(Figure scripts)

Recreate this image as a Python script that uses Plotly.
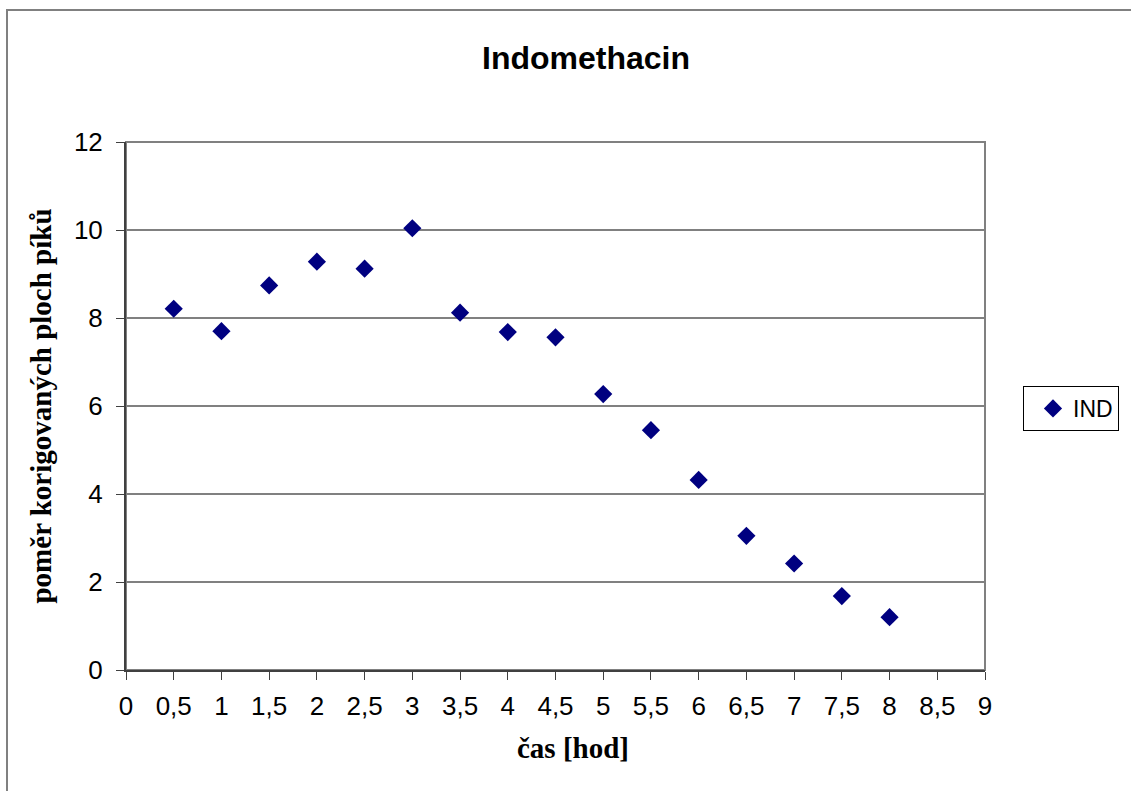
import plotly.graph_objects as go

time_h = [0.5, 1, 1.5, 2, 2.5, 3, 3.5, 4, 4.5, 5, 5.5, 6, 6.5, 7, 7.5, 8]
ind_ratio = [8.21, 7.70, 8.74, 9.28, 9.12, 10.04, 8.12, 7.68, 7.56, 6.27, 5.45, 4.32, 3.05, 2.42, 1.68, 1.20]

x_ticks = [0, 0.5, 1, 1.5, 2, 2.5, 3, 3.5, 4, 4.5, 5, 5.5, 6, 6.5, 7, 7.5, 8, 8.5, 9]
x_ticklabels = ["0", "0,5", "1", "1,5", "2", "2,5", "3", "3,5", "4", "4,5", "5", "5,5", "6", "6,5", "7", "7,5", "8", "8,5", "9"]
y_ticks = [0, 2, 4, 6, 8, 10, 12]
x_title = "čas [hod]"
y_title = "poměr korigovaných ploch píků"

fig = go.Figure()
fig.add_trace(go.Scatter(
    x=time_h, y=ind_ratio, mode="markers", name="IND",
    marker=dict(symbol="diamond", size=14, color="#000080", line=dict(width=0)),
))

L, R, T, B = 126, 1131 - 985, 142, 791 - 670
W, H = 1131, 791
pw, ph = W - L - R, H - T - B

def px_x(p):
    return (p - L) / pw

def px_y(p):
    return (H - B - p) / ph

fig.update_layout(
    width=W, height=H,
    margin=dict(l=L, r=R, t=T, b=B),
    paper_bgcolor="white", plot_bgcolor="white",
    separators=", ",
    title=dict(text="<b>Indomethacin</b>", x=586 / W, xanchor="center",
               y=1 - 58 / H, yanchor="middle",
               font=dict(family="Liberation Sans, Arial", size=32, color="black")),
    font=dict(family="Liberation Sans, Arial", size=24, color="black"),
    showlegend=True,
    legend=dict(x=px_x(1023), y=px_y(386), xanchor="left", yanchor="top",
                bordercolor="black", borderwidth=1, bgcolor="white",
                font=dict(family="Liberation Sans, Arial", size=23, color="black"),
                itemwidth=30, tracegroupgap=0, indentation=9),
    xaxis=dict(range=[0, 9], tickmode="array", tickvals=x_ticks, ticktext=x_ticklabels,
               showgrid=False, zeroline=False, showline=True, linecolor="#404040", linewidth=2,
               ticks="outside", ticklen=8, tickcolor="#404040", tickwidth=1,
               ticklabelstandoff=4,
               tickfont=dict(family="Liberation Sans, Arial", size=26, color="black")),
    yaxis=dict(range=[0, 12], tickmode="array", tickvals=y_ticks,
               showgrid=True, gridcolor="#808080", gridwidth=1.5, zeroline=False,
               showline=True, linecolor="#404040", linewidth=2,
               ticks="outside", ticklen=8, tickcolor="#404040", tickwidth=1,
               ticklabelstandoff=8,
               tickfont=dict(family="Liberation Sans, Arial", size=26, color="black"),
               title=dict(text="<b>" + y_title + "</b>", standoff=14,
                          font=dict(family="Liberation Serif, DejaVu Serif", size=29, color="black"))),
    annotations=[
        dict(text="<b>" + x_title + "</b>", xref="paper", yref="paper",
             x=px_x(573), y=px_y(748), xanchor="center", yanchor="middle", showarrow=False,
             font=dict(family="Liberation Serif, DejaVu Serif", size=29, color="black")),
    ],
    shapes=[
        dict(type="rect", xref="paper", yref="paper", x0=0, x1=1, y0=0, y1=1,
             line=dict(color="#808080", width=2), layer="below"),
        dict(type="rect", xref="paper", yref="paper", x0=px_x(7), x1=px_x(1160),
             y0=px_y(830), y1=px_y(10), line=dict(color="#808080", width=2), layer="below"),
    ],
)

fig.write_html("out.html")
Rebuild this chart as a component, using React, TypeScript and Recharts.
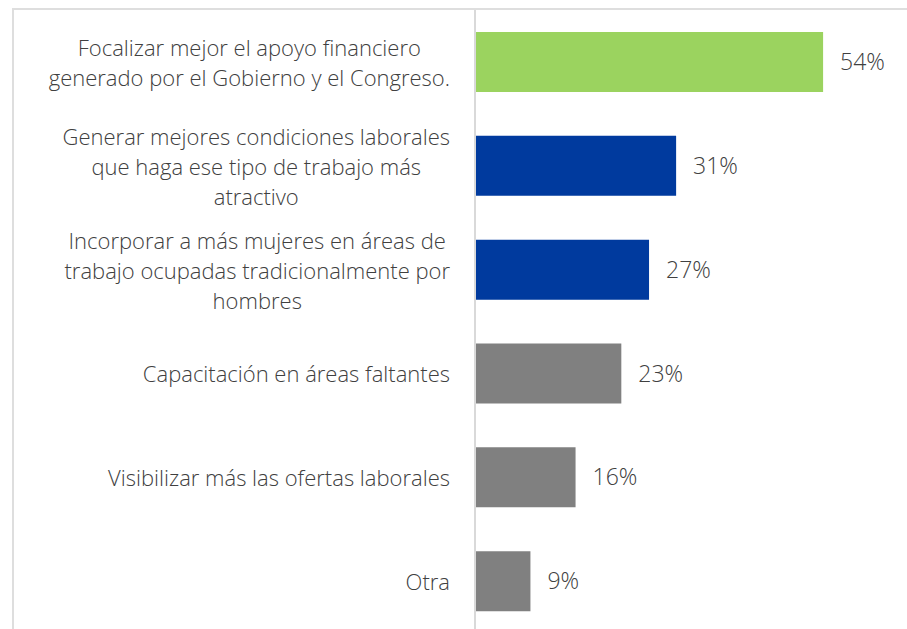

== What is being asked ==
Write out every record above exactly as it stands, but leave out the pictures.

== Result of the task ==
Recreate this image as a Python script that uses Plotly.
import plotly.graph_objects as go

time_h = [0.5, 1, 1.5, 2, 2.5, 3, 3.5, 4, 4.5, 5, 5.5, 6, 6.5, 7, 7.5, 8]
ind_ratio = [8.21, 7.70, 8.74, 9.28, 9.12, 10.04, 8.12, 7.68, 7.56, 6.27, 5.45, 4.32, 3.05, 2.42, 1.68, 1.20]

x_ticks = [0, 0.5, 1, 1.5, 2, 2.5, 3, 3.5, 4, 4.5, 5, 5.5, 6, 6.5, 7, 7.5, 8, 8.5, 9]
x_ticklabels = ["0", "0,5", "1", "1,5", "2", "2,5", "3", "3,5", "4", "4,5", "5", "5,5", "6", "6,5", "7", "7,5", "8", "8,5", "9"]
y_ticks = [0, 2, 4, 6, 8, 10, 12]
x_title = "čas [hod]"
y_title = "poměr korigovaných ploch píků"

fig = go.Figure()
fig.add_trace(go.Scatter(
    x=time_h, y=ind_ratio, mode="markers", name="IND",
    marker=dict(symbol="diamond", size=14, color="#000080", line=dict(width=0)),
))

L, R, T, B = 126, 1131 - 985, 142, 791 - 670
W, H = 1131, 791
pw, ph = W - L - R, H - T - B

def px_x(p):
    return (p - L) / pw

def px_y(p):
    return (H - B - p) / ph

fig.update_layout(
    width=W, height=H,
    margin=dict(l=L, r=R, t=T, b=B),
    paper_bgcolor="white", plot_bgcolor="white",
    separators=", ",
    title=dict(text="<b>Indomethacin</b>", x=586 / W, xanchor="center",
               y=1 - 58 / H, yanchor="middle",
               font=dict(family="Liberation Sans, Arial", size=32, color="black")),
    font=dict(family="Liberation Sans, Arial", size=24, color="black"),
    showlegend=True,
    legend=dict(x=px_x(1023), y=px_y(386), xanchor="left", yanchor="top",
                bordercolor="black", borderwidth=1, bgcolor="white",
                font=dict(family="Liberation Sans, Arial", size=23, color="black"),
                itemwidth=30, tracegroupgap=0, indentation=9),
    xaxis=dict(range=[0, 9], tickmode="array", tickvals=x_ticks, ticktext=x_ticklabels,
               showgrid=False, zeroline=False, showline=True, linecolor="#404040", linewidth=2,
               ticks="outside", ticklen=8, tickcolor="#404040", tickwidth=1,
               ticklabelstandoff=4,
               tickfont=dict(family="Liberation Sans, Arial", size=26, color="black")),
    yaxis=dict(range=[0, 12], tickmode="array", tickvals=y_ticks,
               showgrid=True, gridcolor="#808080", gridwidth=1.5, zeroline=False,
               showline=True, linecolor="#404040", linewidth=2,
               ticks="outside", ticklen=8, tickcolor="#404040", tickwidth=1,
               ticklabelstandoff=8,
               tickfont=dict(family="Liberation Sans, Arial", size=26, color="black"),
               title=dict(text="<b>" + y_title + "</b>", standoff=14,
                          font=dict(family="Liberation Serif, DejaVu Serif", size=29, color="black"))),
    annotations=[
        dict(text="<b>" + x_title + "</b>", xref="paper", yref="paper",
             x=px_x(573), y=px_y(748), xanchor="center", yanchor="middle", showarrow=False,
             font=dict(family="Liberation Serif, DejaVu Serif", size=29, color="black")),
    ],
    shapes=[
        dict(type="rect", xref="paper", yref="paper", x0=0, x1=1, y0=0, y1=1,
             line=dict(color="#808080", width=2), layer="below"),
        dict(type="rect", xref="paper", yref="paper", x0=px_x(7), x1=px_x(1160),
             y0=px_y(830), y1=px_y(10), line=dict(color="#808080", width=2), layer="below"),
    ],
)

fig.write_html("out.html")
Rebuild this chart as a component, using React, TypeScript and Recharts.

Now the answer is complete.